Lo spettacolo Come le cose vanno è andato in scena l’1 e il 2 ottobre scorsi presso il teatro Petrolini di Roma per la rassegna Comicoff giunta alla sua nona edizione.
Testo di Adele Bilotta, regia di Matteo Magazzù, in scena la stessa autrice e Sofia Morabito che interpretano rispettivamente Caterina e A, la coscienza di quest’ultima. Inizia il racconto della vita di questa ragazza con tutti i suoi protagonisti: i genitori, l’una super cattolica, l’altro comunista, il fratello, il lavoro, il coinquilino e così via. Caterina e la sua coscienza, sono il giorno e la notte e, come in un dipinto caravaggesco, l’una racconta le luci della storia, l’altra le oscurità e le ombre. Questo permette alla storia di prendere tridimensionalità e concretezza. La scenografia e gli oggetti sono molto semplici e ci lasciano il giusto spazio per accendere la nostra immaginazione tanto sacrificata e quasi annientata dalla vita di tutti i giorni.
Quante volte ci capita di andare a teatro e non avere più la possibilità di usare l’immaginazione perché c’è sempre questo sotterraneo conflitto con il cinema; allora la narrazione si affolla di video, effetti speciali, nuove tecnologie che troppo aggiungono a questa arte che in tempi antichi si serviva di pochissimo per far entrare lo spettatore in un altro mondo. Se, da un lato, è bene che il teatro dialoghi con i nuovi linguaggi, dall’altro, al pubblico piacerebbe tanto tornare a scavare nel suo mondo interiore troppo poco esplorato e nutrito dalla vita di tutti i giorni e da questi maledetti cellulari che sembra ce li abbiano cuciti sulle mani.
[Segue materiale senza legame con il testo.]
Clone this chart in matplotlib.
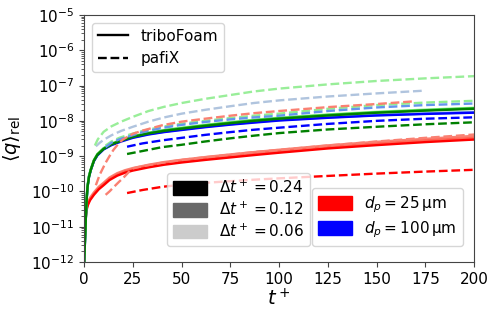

Per come le cose vanno fa della semplicità il suo baluardo e ci restituisce il meraviglioso potere di attivare i ricordi e l’immaginazione. Così, una giacca di pelle diventa il coinquilino di Caterina che tanto ci ricorda il nostro amico geniale ai tempi dell’università, un rosario ci riporta indietro nel tempo a quando mamme, zie e nonne snocciolavano santi con questo oggetto tra le mani, guardando fuori dalla finestra, mentre sui fornelli cuoceva una minestra di verdure. Le due attrici continuano il loro racconto e a tratti abbiamo l’impressione di confonderle, di non capire più se sta parlando l’una o l’altra.
La storia di Caterina è semplice e lineare e troppo somiglia al racconto di un’intera generazione, di noi trentenni, che guardiamo avanti ma non vediamo un futuro, che ci siamo così tanto abituati alla precarietà che conosciamo tutti i segreti per vivere nel qui e ora. Eppure ci ritroviamo, comunque, a non svendere i nostri valori e a non avere paura di un futuro così incerto. Siamo anche noi Gemelli ascendente Leone, proprio come Caterina.